MATERIAL SHOWN:
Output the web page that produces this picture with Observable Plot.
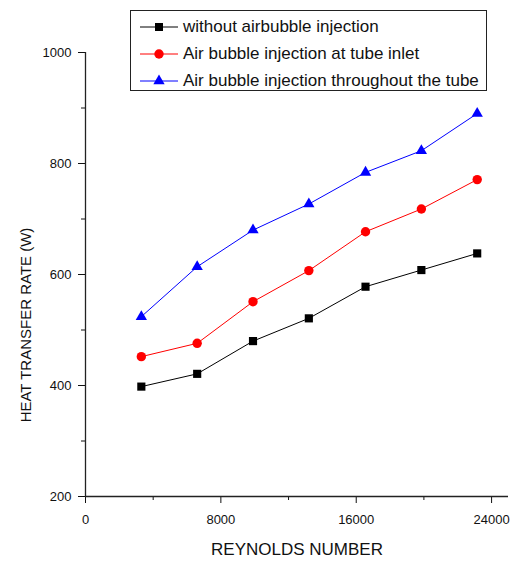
<!DOCTYPE html>
<html>
<head>
<meta charset="utf-8">
<script src="https://cdn.jsdelivr.net/npm/d3@7"></script>
<script src="https://cdn.jsdelivr.net/npm/@observablehq/plot@0.6"></script>
<style>
  html, body { margin: 0; padding: 0; background: #fff; }
  #wrap { position: relative; width: 516px; height: 565px; font-family: "Liberation Sans", Arial, sans-serif; }
  #legend { position: absolute; left: 130px; top: 10px; width: 355px; height: 79px; border: 1px solid #222; background: #fff; box-sizing: content-box; }
  .row { position: absolute; left: 0; height: 20px; display: flex; align-items: center; font-size: 17px; color: #111; white-space: nowrap; }
  .row svg { margin-left: 9px; margin-right: 5px; }
</style>
</head>
<body>
<div id="wrap"></div>
<script>
const reynolds = [3300, 6600, 9900, 13200, 16550, 19850, 23150];
const withoutBubble = [398, 421, 480, 521, 578, 608, 638];
const bubbleInlet = [452, 476, 551, 607, 677, 718, 771];
const bubbleThroughout = [524, 614, 680, 727, 784, 823, 890];
const seriesNames = ["without airbubble injection", "Air bubble injection at tube inlet", "Air bubble injection throughout the tube"];
const seriesColors = ["#000000", "#ff0000", "#0000ff"];
const seriesSymbols = ["square", "circle", "triangle"];
const xMajorTicks = [0, 8000, 16000, 24000];
const xMinorTicks = [4000, 12000, 20000];
const yMajorTicks = [200, 400, 600, 800, 1000];
const yMinorTicks = [300, 500, 700, 900];
const xTitle = "REYNOLDS NUMBER";
const yTitle = "HEAT TRANSFER RATE (W)";

const seriesValues = [withoutBubble, bubbleInlet, bubbleThroughout];
const data = [];
seriesValues.forEach((vals, s) => vals.forEach((v, i) => data.push({series: seriesNames[s], x: reynolds[i], y: v})));

const plot = Plot.plot({
  width: 516,
  height: 565,
  marginLeft: 85,
  marginRight: 8,
  marginTop: 52,
  marginBottom: 69,
  style: {fontFamily: "Liberation Sans, Arial, sans-serif", background: "#fff", color: "#111"},
  x: {domain: [0, 25000]},
  y: {domain: [200, 1000]},
  color: {domain: seriesNames, range: seriesColors},
  symbol: {domain: seriesNames, range: seriesSymbols},
  marks: [
    Plot.axisX({ticks: xMajorTicks, tickSize: 7, tickPadding: 11, fontSize: 13, label: null, tickFormat: d => String(d)}),
    Plot.axisX({ticks: xMinorTicks, tickSize: 4, text: null, label: null}),
    Plot.axisY({ticks: yMajorTicks, tickSize: 7, tickPadding: 7, fontSize: 13, label: null, tickFormat: d => String(d)}),
    Plot.axisY({ticks: yMinorTicks, tickSize: 4, text: null, label: null}),
    Plot.ruleX([0], {y1: 200, y2: 1000, stroke: "#222", strokeWidth: 1.3}),
    Plot.ruleY([200], {x1: 0, x2: 25000, stroke: "#222", strokeWidth: 1.3}),
    Plot.line(data, {x: "x", y: "y", z: "series", stroke: "series", strokeWidth: 1}),
    Plot.dot(data.filter(d => d.series === seriesNames[0]), {x: "x", y: "y", symbol: "series", fill: "series", stroke: "none", r: 4.6}),
    Plot.dot(data.filter(d => d.series === seriesNames[1]), {x: "x", y: "y", symbol: "series", fill: "series", stroke: "none", r: 4.7}),
    Plot.dot(data.filter(d => d.series === seriesNames[2]), {x: "x", y: "y", symbol: "series", fill: "series", stroke: "none", r: 4.2}),
    Plot.text([xTitle], {frameAnchor: "bottom", dy: 58, fontSize: 17, fill: "#111"})
  ]
});

const wrap = document.getElementById("wrap");
wrap.appendChild(plot);

d3.select(plot).append("text")
  .attr("transform", "translate(25,325) rotate(-90)")
  .attr("text-anchor", "middle")
  .attr("dominant-baseline", "central")
  .attr("font-size", 15)
  .attr("fill", "#111")
  .text(yTitle);

const legend = document.createElement("div");
legend.id = "legend";
const rowTops = [6, 33, 60];
seriesNames.forEach((name, i) => {
  const row = document.createElement("div");
  row.className = "row";
  row.style.top = rowTops[i] + "px";
  const sym = seriesSymbols[i];
  const col = seriesColors[i];
  let shape;
  if (sym === "square") shape = `<rect x="15" y="6" width="8" height="8" fill="${col}"/>`;
  else if (sym === "circle") shape = `<circle cx="19" cy="10" r="4.7" fill="${col}"/>`;
  else shape = `<path d="${d3.symbol(d3.symbolTriangle, 4.2 * 4.2 * Math.PI)()}" transform="translate(19,10)" fill="${col}"/>`;
  row.innerHTML = `<svg width="38" height="20"><line x1="0" x2="38" y1="10" y2="10" stroke="${col}" stroke-width="1"/>${shape}</svg><span>${name}</span>`;
  legend.appendChild(row);
});
wrap.appendChild(legend);
</script>
</body>
</html>
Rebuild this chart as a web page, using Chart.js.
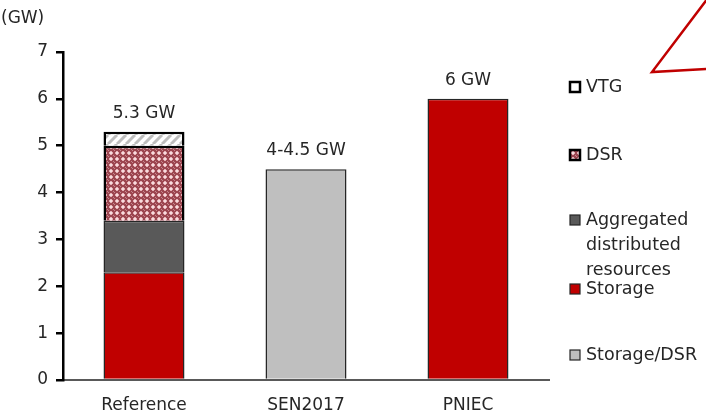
<!DOCTYPE html>
<html>
<head>
<meta charset="utf-8">
<script src="https://cdn.jsdelivr.net/npm/chart.js@4.4.1/dist/chart.umd.min.js"></script>
<style>
  html, body { margin: 0; padding: 0; background: #fff; }
  #wrap { width: 706px; height: 417px; }
</style>
</head>
<body>
<div id="wrap"><canvas id="capacity"></canvas></div>
<script>
const categories = ["Reference", "SEN2017", "PNIEC"];
const storageDsr = [null, 4.5, null];
const storage = [2.3, null, 6];
const aggregated = [1.1, null, null];
const dsr = [1.6, null, null];
const vtg = [0.3, null, null];
const totalLabels = ["5.3 GW", "4-4.5 GW", "6 GW"];
const yTicks = [0, 1, 2, 3, 4, 5, 6, 7];

const FONT = "DejaVu Sans";

function dsrPattern(){
  let c = document.createElement("canvas");
  c.width = 6; c.height = 6;
  let g = c.getContext("2d");
  g.fillStyle = "#9c4650";
  g.fillRect(0, 0, 6, 6);
  g.fillStyle = "#e4b0b6";
  g.fillRect(2, 1, 2, 4);
  g.fillRect(1, 2, 4, 2);
  g.fillStyle = "#f6dcde";
  g.fillRect(2, 2, 2, 2);
  g.fillStyle = "#c88890";
  g.fillRect(5, 5, 1, 1);
  g.fillRect(0, 0, 1, 1);
  return g.createPattern(c, "repeat");
}

function vtgPattern(){
  let c = document.createElement("canvas");
  c.width = 9; c.height = 9;
  let g = c.getContext("2d");
  g.fillStyle = "#ffffff";
  g.fillRect(0, 0, 9, 9);
  g.strokeStyle = "#bdbdbd";
  g.lineWidth = 3;
  for (let k = -9; k <= 18; k += 9) {
    g.beginPath();
    g.moveTo(k, 9);
    g.lineTo(k + 9, 0);
    g.stroke();
  }
  return g.createPattern(c, "repeat");
}

const dsrFill = dsrPattern();
const vtgFill = vtgPattern();

const legendItems = [
  { text: ["VTG"], fill: "#ffffff", border: "#000", bw: 2.5, y: 87 },
  { text: ["DSR"], fill: dsrFill, border: "#000", bw: 2.5, y: 155 },
  { text: ["Aggregated", "distributed", "resources"], fill: "#595959", border: "#262626", bw: 1.2, y: 220 },
  { text: ["Storage"], fill: "#c00000", border: "#262626", bw: 1.2, y: 289 },
  { text: ["Storage/DSR"], fill: "#bfbfbf", border: "#262626", bw: 1.2, y: 355 }
];

const decorations = {
  id: "decorations",
  afterDraw(chart){
    let ctx = chart.ctx;
    let area = chart.chartArea;
    ctx.save();

    // axis unit
    ctx.fillStyle = "#262626";
    ctx.font = "17px '" + FONT + "'";
    ctx.textAlign = "left";
    ctx.textBaseline = "middle";
    ctx.fillText("(GW)", 1, 19);

    // totals above each bar
    ctx.textAlign = "center";
    ctx.textBaseline = "alphabetic";
    categories.forEach(function(cat, i){
      let top = null, x = null;
      chart.data.datasets.forEach(function(ds, di){
        if (ds.data[i] == null) return;
        let el = chart.getDatasetMeta(di).data[i];
        if (top == null || el.y < top) top = el.y;
        x = el.x;
      });
      ctx.fillText(totalLabels[i], x, top - 14);
    });

    // legend
    let bx = area.right + 21;
    legendItems.forEach(function(item){
      ctx.fillStyle = item.fill;
      ctx.fillRect(bx, item.y - 5, 10, 10);
      ctx.strokeStyle = item.border;
      ctx.lineWidth = item.bw;
      ctx.strokeRect(bx, item.y - 5, 10, 10);
      ctx.fillStyle = "#262626";
      ctx.font = "17.5px '" + FONT + "'";
      ctx.textAlign = "left";
      ctx.textBaseline = "middle";
      item.text.forEach(function(line, li){
        ctx.fillText(line, bx + 16, item.y + li * 25);
      });
    });

    // red callout corner
    ctx.strokeStyle = "#c00000";
    ctx.lineWidth = 2.5;
    ctx.lineJoin = "miter";
    ctx.beginPath();
    ctx.moveTo(708, -2);
    ctx.lineTo(652, 72);
    ctx.lineTo(708, 69);
    ctx.stroke();
    ctx.restore();
  }
};

function createChart(name){
  let ctx = document.getElementById(name);
  new Chart(ctx, {
    type: "bar",
    data: {
      labels: categories,
      datasets: [
        { label: "Storage/DSR", data: storageDsr, backgroundColor: "#bfbfbf", borderColor: "#262626", borderWidth: 1.5 },
        { label: "Storage", data: storage, backgroundColor: "#c00000", borderColor: "#262626", borderWidth: 1.5 },
        { label: "Aggregated distributed resources", data: aggregated, backgroundColor: "#595959", borderColor: "#262626", borderWidth: 1.5 },
        { label: "DSR", data: dsr, backgroundColor: dsrFill, borderColor: "#000", borderWidth: 2.5 },
        { label: "VTG", data: vtg, backgroundColor: vtgFill, borderColor: "#000", borderWidth: 2.5 }
      ]
    },
    options: {
      responsive: true,
      maintainAspectRatio: false,
      animation: false,
      layout: { padding: { top: 52, right: 157, left: 0, bottom: 0 } },
      plugins: {
        legend: { display: false },
        tooltip: { enabled: false }
      },
      datasets: {
        bar: { categoryPercentage: 1, barPercentage: 0.5, skipNull: false }
      },
      scales: {
        x: {
          stacked: true,
          grid: { display: false },
          border: { display: true, color: "#595959", width: 2 },
          ticks: { color: "#262626", font: { family: FONT, size: 17 }, padding: 7 },
          afterFit: function(scale){ scale.height = 37; }
        },
        y: {
          stacked: true,
          min: 0,
          max: 7,
          afterBuildTicks: function(scale){
            scale.ticks = yTicks.map(function(v){ return { value: v }; });
          },
          grid: { display: true, drawOnChartArea: false, drawTicks: true, tickLength: 7, color: "#000", lineWidth: 2.5 },
          border: { display: true, color: "#000", width: 2.5 },
          ticks: { color: "#262626", font: { family: FONT, size: 17 }, padding: 8 },
          afterFit: function(scale){ scale.width = 63; }
        }
      }
    },
    plugins: [decorations]
  });
}

createChart("capacity");
</script>
</body>
</html>
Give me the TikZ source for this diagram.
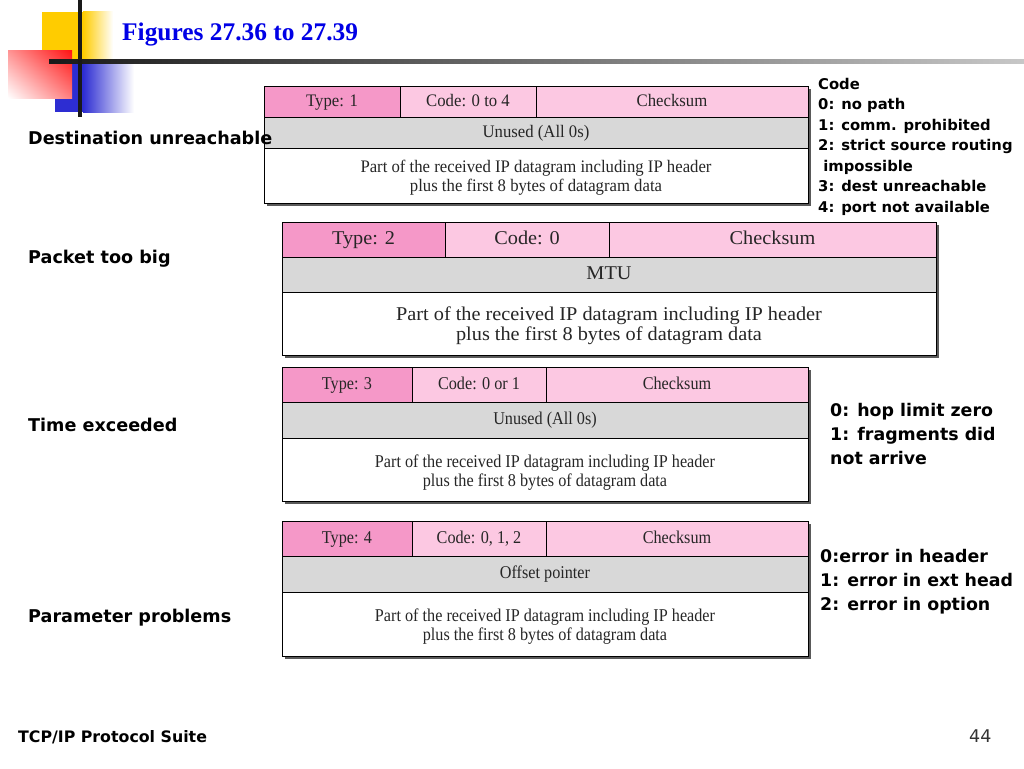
\documentclass[tikz,border=0pt]{standalone}
\usepackage{fontspec}
\usetikzlibrary{shadings}
\setmainfont{Liberation Serif}
\newfontfamily\lab{DejaVu Sans}
\newfontfamily\serifA{Liberation Serif}[FakeStretch=0.95]
\newfontfamily\serifB{Liberation Serif}[FakeStretch=1.04]
\newfontfamily\serifC{Liberation Serif}[FakeStretch=0.90]
\definecolor{typepink}{RGB}{245,152,200}
\definecolor{lightpink}{RGB}{252,200,226}
\definecolor{rowgray}{RGB}{216,216,216}
\definecolor{titleblue}{RGB}{0,0,230}
\definecolor{logoyellow}{RGB}{255,204,0}
\definecolor{logored}{RGB}{255,20,20}
\definecolor{logoblue}{RGB}{45,45,210}
\definecolor{shadowc}{RGB}{90,90,90}
\tikzset{
  cell/.style={draw=black, line width=0.8pt, anchor=north west, inner sep=0pt, outer sep=0pt, align=center, text=black!85},
  one/.style={text height=0.95em, text depth=0.02em},
  tcell/.style={cell, one, fill=typepink},
  pcell/.style={cell, one, fill=lightpink},
  gcell/.style={cell, one, fill=rowgray},
  wcell/.style={cell, fill=white},
  fa/.style={font=\serifA\fontsize{17.6}{19}\selectfont},
  fb/.style={font=\serifB\fontsize{19.5}{20}\selectfont},
  fc/.style={font=\serifC\fontsize{18}{19}\selectfont},
  shadowbox/.style={fill=shadowc},
  lbl/.style={font=\lab\bfseries\fontsize{17.6}{20}\selectfont, anchor=west, inner sep=0pt},
  note/.style={font=\lab\bfseries\fontsize{14.8}{20.5}\selectfont, anchor=north west, inner sep=0pt, align=left},
  noteb/.style={font=\lab\bfseries\fontsize{17.4}{24}\selectfont, anchor=north west, inner sep=0pt, align=left},
}
\newcommand\partA{\rule{0pt}{0.97em}Part of the received IP datagram including IP header\\plus the first 8 bytes of datagram data}
\newcommand\partB{\rule{0pt}{0.9em}Part of the received IP datagram including IP header\\plus the first 8 bytes of datagram data}
\newcommand\partC{\rule{0pt}{1.02em}Part of the received IP datagram including IP header\\plus the first 8 bytes of datagram data}
\begin{document}
\begin{tikzpicture}[x=1pt,y=-1pt]
\useasboundingbox (0,0) rectangle (1024,768);
\fill[white] (0,0) rectangle (1024,768);
% logo
\fill[logoyellow] (42,12) rectangle (83,62);
\shade[left color=logoyellow, right color=white] (83,12) rectangle (113,62);
\fill[logoblue] (55,62) rectangle (83,112);
\shade[left color=logoblue, right color=white] (83,62) rectangle (134,112);
\shade[upper left=logored!45, upper right=logored, lower left=white, lower right=logored!55] (8,51) rectangle (72,98);
\shade[left color=black!90, right color=black!22] (49,59) rectangle (1024,63);
\draw[line width=3.5pt, black!90] (80,0) -- (80,117);
\node[anchor=base west, inner sep=0pt, text=titleblue, font=\bfseries\fontsize{25.4}{28}\selectfont] (title) at (122,41) {Figures 27.36 to 27.39};

% box 1
\fill[shadowbox] (267,89) rectangle (811,206);
\node[tcell, fa, minimum width=136, minimum height=31] (t1) at (264,86) {Type: 1};
\node[pcell, fa, minimum width=136, minimum height=31] (c1) at (400,86) {Code: 0 to 4};
\node[pcell, fa, minimum width=272, minimum height=31] (k1) at (536,86) {Checksum};
\node[gcell, fa, minimum width=544, minimum height=31] (u1) at (264,117) {Unused (All 0s)};
\node[wcell, fa, minimum width=544, minimum height=55] (p1) at (264,148) {\partA};

% box 2
\fill[shadowbox] (285,225) rectangle (939,358);
\node[tcell, fb, minimum width=163, minimum height=35] (t2) at (282,222) {Type: 2};
\node[pcell, fb, minimum width=164, minimum height=35] (c2) at (445,222) {Code: 0};
\node[pcell, fb, minimum width=327, minimum height=35] (k2) at (609,222) {Checksum};
\node[gcell, fb, minimum width=654, minimum height=35] (u2) at (282,257) {MTU};
\node[wcell, fb, minimum width=654, minimum height=63] (p2) at (282,292) {\partB};

% box 3
\fill[shadowbox] (285,370) rectangle (811,504);
\node[tcell, fc, minimum width=130, minimum height=35] (t3) at (282,367) {Type: 3};
\node[pcell, fc, minimum width=134, minimum height=35] (c3) at (412,367) {Code: 0 or 1};
\node[pcell, fc, minimum width=262, minimum height=35] (k3) at (546,367) {Checksum};
\node[gcell, fc, minimum width=526, minimum height=36] (u3) at (282,402) {Unused (All 0s)};
\node[wcell, fc, minimum width=526, minimum height=63] (p3) at (282,438) {\partC};

% box 4
\fill[shadowbox] (285,524) rectangle (811,659);
\node[tcell, fc, minimum width=130, minimum height=35] (t4) at (282,521) {Type: 4};
\node[pcell, fc, minimum width=134, minimum height=35] (c4) at (412,521) {Code: 0, 1, 2};
\node[pcell, fc, minimum width=262, minimum height=35] (k4) at (546,521) {Checksum};
\node[gcell, fc, minimum width=526, minimum height=36] (u4) at (282,556) {Offset pointer};
\node[wcell, fc, minimum width=526, minimum height=64] (p4) at (282,592) {\partC};

% left labels
\node[lbl] (l1) at (28,138) {Destination unreachable};
\node[lbl] (l2) at (28,259) {Packet too big};
\node[lbl] (l3) at (28,425) {Time exceeded};
\node[lbl] (l4) at (28,618) {Parameter problems};

% right notes
\node[note] (n1) at (818,78) {Code\\0: no path\\1: comm. prohibited\\2: strict source routing\\\ impossible\\3: dest unreachable\\4: port not available};
\node[noteb] (n3) at (830,403.5) {0: hop limit zero\\1: fragments did\\not arrive};
\node[noteb] (n4) at (820,549.5) {0:error in header\\1: error in ext head\\2: error in option};

% footer
\node[anchor=base west, inner sep=0pt, font=\lab\bfseries\fontsize{15.8}{18}\selectfont] (foot) at (18,742) {TCP/IP Protocol Suite};
\node[anchor=base west, inner sep=0pt, font=\lab\fontsize{17.5}{20}\selectfont, text=black!80] (page) at (969,742) {44};
\end{tikzpicture}
\end{document}
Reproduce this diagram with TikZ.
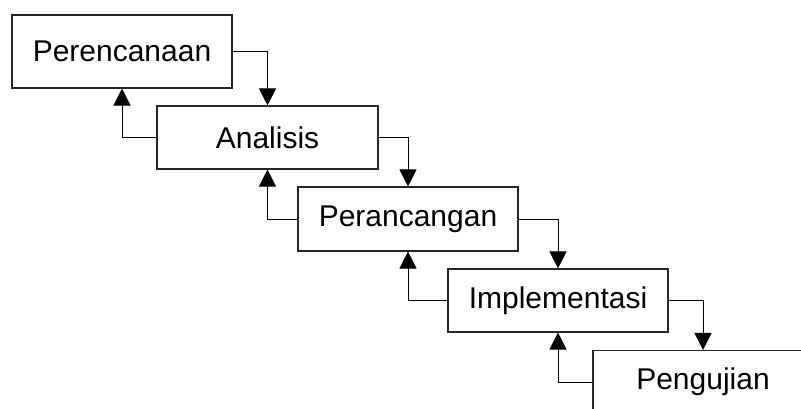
\documentclass[tikz,border=0pt]{standalone}
\usepackage{fontspec}
\setmainfont{Liberation Sans}
\usetikzlibrary{arrows.meta}
\begin{document}
\begin{tikzpicture}[x=1pt,y=-1pt,
  phase/.style={draw=black!85, line width=1.1pt, fill=white, minimum width=220pt, minimum height=63pt, inner sep=0pt, font=\fontsize{30}{36}\selectfont},
  link/.style={draw=black, line width=1pt, -{Triangle[length=17pt,width=17pt]}}]
\useasboundingbox (0,0) rectangle (801,408);
\clip (0,0) rectangle (801,408);
\fill[white] (0,0) rectangle (801,408);
\node[phase, minimum height=73pt] (b1) at (122,51.5) {Perencanaan};
\node[phase, minimum width=221pt] (b2) at (267.5,137.5) {Analisis};
\node[phase, minimum height=64pt] (b3) at (408,219) {Perancangan};
\node[phase] (b4) at (558,300.5) {Implementasi};
\node[phase] (b5) at (703,382) {Pengujian};
\draw[link] (b1.east) -| (b2.north);
\draw[link] (b2.east) -| (b3.north);
\draw[link] (b3.east) -| (b4.north);
\draw[link] (b4.east) -| (b5.north);
\draw[link] (b2.west) -| (b1.south);
\draw[link] (b3.west) -| (b2.south);
\draw[link] (b4.west) -| (b3.south);
\draw[link] (b5.west) -| (b4.south);
\end{tikzpicture}
\end{document}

SHORT EXERCISE:
Copy out all lines that carry the word "this".

SOLUTION:
Output the web page that produces this picture with Observable Plot.
Rebuild this chart as a web page, using Chart.js.
Give me the TikZ source for this diagram.
Reproduce this diagram with TikZ.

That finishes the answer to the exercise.